DrivePI: Spatial-aware 4D MLLM for Unified Autonomous Driving Understanding, Perception, Prediction and Planning
Abstract
Although multimodal large language models (MLLMs) have shown remarkable capabilities across diverse domains, their application in generating fine-grained 3D perception and prediction outputs within a unified framework remains underexplored. In this paper, we propose DrivePI, a novel spatial-aware 4D MLLM that serves as a unified Vision-Language-Action (VLA) framework for autonomous driving, performing spatial understanding, 3D perception (i.e., 3D occupancy), prediction (i.e., occupancy flow), and planning (i.e., action outputs) in parallel through joint optimization. We term it 4D MLLM as it outputs both 3D occupancy and flow, capturing fine-grained spatial-temporal dynamics. Specifically, to capture both precise geometric information and rich appearance, our approach integrates point clouds, multi-view images and language instructions within a single MLLM architecture. Remarkably, despite utilizing only a 0.5B Qwen2.5 model as the MLLM, our proposed DrivePI still maintains promising textual scene understanding while achieving competitive performance in 3D perception, prediction, and planning tasks.
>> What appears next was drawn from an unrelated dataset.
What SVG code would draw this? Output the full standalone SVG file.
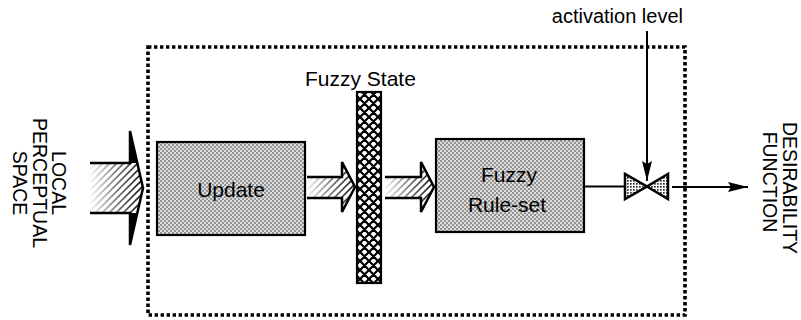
<svg xmlns="http://www.w3.org/2000/svg" width="801" height="320" viewBox="0 0 801 320">
<style>
  text { font-family: "Liberation Sans", Arial, sans-serif; fill: #000; }
  .lbl { font-size: 20px; }
  .rot { font-size: 19.5px; }
  .box { fill: url(#dither); stroke: #000; stroke-width: 2.2; }
  .outline { fill: none; stroke: #000; stroke-width: 2.5; stroke-linejoin: miter; }
  .wedge { fill: #000; }
  .line { fill: none; stroke: #000; stroke-width: 2; }
</style>
<defs>
  <pattern id="dither" width="4" height="4" patternUnits="userSpaceOnUse">
    <rect width="4" height="4" fill="#dcdcdc"/>
    <rect x="0" y="0" width="2" height="2" fill="#959595"/>
    <rect x="2" y="2" width="2" height="2" fill="#959595"/>
  </pattern>
  <pattern id="cross" width="9" height="9" patternUnits="userSpaceOnUse">
    <rect width="9" height="9" fill="#fff"/>
    <path d="M0,0 L9,9 M9,0 L0,9 M-4.5,4.5 L4.5,-4.5 M4.5,13.5 L13.5,4.5 M-4.5,4.5 L4.5,13.5 M4.5,-4.5 L13.5,4.5" stroke="#000" stroke-width="2.2"/>
  </pattern>
  <pattern id="hatch" width="7" height="7" patternUnits="userSpaceOnUse">
    <path d="M-1,8 L8,-1 M-4,4 L4,-4 M3,11 L11,3" stroke="#000" stroke-width="1.6"/>
  </pattern>
  <pattern id="valvefill" width="3" height="3" patternUnits="userSpaceOnUse">
    <rect width="3" height="3" fill="#fff"/>
    <rect x="0" y="0" width="1.7" height="1.7" fill="#333"/>
  </pattern>
  <linearGradient id="fade" x1="0" y1="0" x2="1" y2="0">
    <stop offset="0" stop-color="#fff" stop-opacity="0"/>
    <stop offset="0.45" stop-color="#fff" stop-opacity="0.5"/>
    <stop offset="1" stop-color="#fff" stop-opacity="1"/>
  </linearGradient>
  <mask id="m-big" maskUnits="userSpaceOnUse" x="88" y="125" width="60" height="125">
    <rect x="88" y="125" width="60" height="125" fill="url(#fade)"/>
  </mask>
  <mask id="m-a1" maskUnits="userSpaceOnUse" x="305" y="158" width="55" height="60">
    <rect x="305" y="158" width="55" height="60" fill="url(#fade)"/>
  </mask>
  <mask id="m-a2" maskUnits="userSpaceOnUse" x="383" y="158" width="55" height="60">
    <rect x="383" y="158" width="55" height="60" fill="url(#fade)"/>
  </mask>
  <marker id="head" viewBox="0 0 20 10" refX="20" refY="5" markerWidth="20" markerHeight="10" markerUnits="userSpaceOnUse" orient="auto">
    <path d="M0,0 L20,5 L0,10 L3,5 Z" fill="#000"/>
  </marker>
</defs>

<!-- boundary of the behaviour -->
<g id="node-boundary">
  <rect x="148" y="47" width="537" height="268" fill="none" stroke="#000" stroke-width="3.6" stroke-dasharray="3.4 2.6"/>
</g>

<!-- input label -->
<g id="label-input">
  <text class="rot" transform="translate(52,183) rotate(90)" text-anchor="middle">LOCAL</text>
  <text class="rot" transform="translate(32.5,183) rotate(90)" text-anchor="middle">PERCEPTUAL</text>
  <text class="rot" transform="translate(13,183) rotate(90)" text-anchor="middle">SPACE</text>
</g>

<!-- output label -->
<g id="label-output">
  <text class="rot" transform="translate(783,188) rotate(90)" text-anchor="middle">DESIRABILITY</text>
  <text class="rot" transform="translate(763,182) rotate(90)" text-anchor="middle">FUNCTION</text>
</g>

<g id="node-update">
  <rect class="box" x="157" y="142" width="148" height="93"/>
  <text class="lbl" x="231" y="197" text-anchor="middle" style="font-size:21px">Update</text>
</g>

<g id="node-fuzzy-state">
  <text class="lbl" x="305" y="86" style="font-size:21px">Fuzzy State</text>
  <rect x="357" y="92" width="24" height="191" fill="url(#cross)" stroke="#000" stroke-width="2.2"/>
</g>

<g id="node-ruleset">
  <rect class="box" x="436" y="139" width="148" height="93"/>
  <text class="lbl" x="509" y="182" text-anchor="middle" style="font-size:21px">Fuzzy</text>
  <text class="lbl" x="507" y="212" text-anchor="middle" style="font-size:21px">Rule-set</text>
</g>

<g id="node-valve">
  <polygon points="625,174 625,199 647,186.5" fill="url(#valvefill)" stroke="#000" stroke-width="2.5" stroke-linejoin="miter"/>
  <polygon points="668,174 668,199 647,186.5" fill="url(#valvefill)" stroke="#000" stroke-width="2.5" stroke-linejoin="miter"/>
</g>

<g id="label-activation">
  <text class="lbl" x="683" y="23" text-anchor="end">activation level</text>
</g>

<g id="connectors">
  <!-- big input arrow -->
  <g id="conn-input">
    <polygon points="90,163 130,163 130,131 143,188 130,245 130,213 90,213" fill="url(#hatch)" mask="url(#m-big)"/>
    <polyline class="outline" points="90,163 130,163 130,131 143,188 130,245 130,213 90,213"/>
    <polygon class="wedge" points="130,131 137.3,163 130,163"/>
    <polygon class="wedge" points="130,245 137.3,213 130,213"/>
  </g>
  <!-- update -> fuzzy state -->
  <g id="conn-update-state">
    <polygon points="307,177 342,177 342,162 355,187 342,212 342,198 307,198" fill="url(#hatch)" mask="url(#m-a1)"/>
    <polyline class="outline" points="307,177 342,177 342,162 355,187 342,212 342,198 307,198"/>
  </g>
  <!-- fuzzy state -> rule-set -->
  <g id="conn-state-ruleset">
    <polygon points="385,177 421,177 421,162 434,187 421,212 421,198 385,198" fill="url(#hatch)" mask="url(#m-a2)"/>
    <polyline class="outline" points="385,177 421,177 421,162 434,187 421,212 421,198 385,198"/>
  </g>
  <!-- rule-set -> valve -->
  <line class="line" x1="584" y1="186.5" x2="625" y2="186.5"/>
  <!-- activation level -> valve -->
  <line class="line" x1="647" y1="31" x2="647" y2="181" marker-end="url(#head)"/>
  <!-- valve -> desirability function -->
  <line class="line" x1="672" y1="187" x2="748" y2="187" marker-end="url(#head)"/>
</g>
</svg>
Moreover, DrivePI even surpasses most specialized vision-based models across these tasks, highlighting the effectiveness of our unified approach. We hope this new VLA framework can inspire future research to enhance autonomous driving systems with improved interpretability and explainable decision-making through language reasoning and fine-grained 3D outputs. To facilitate future research, we will release the code and annotated datasets.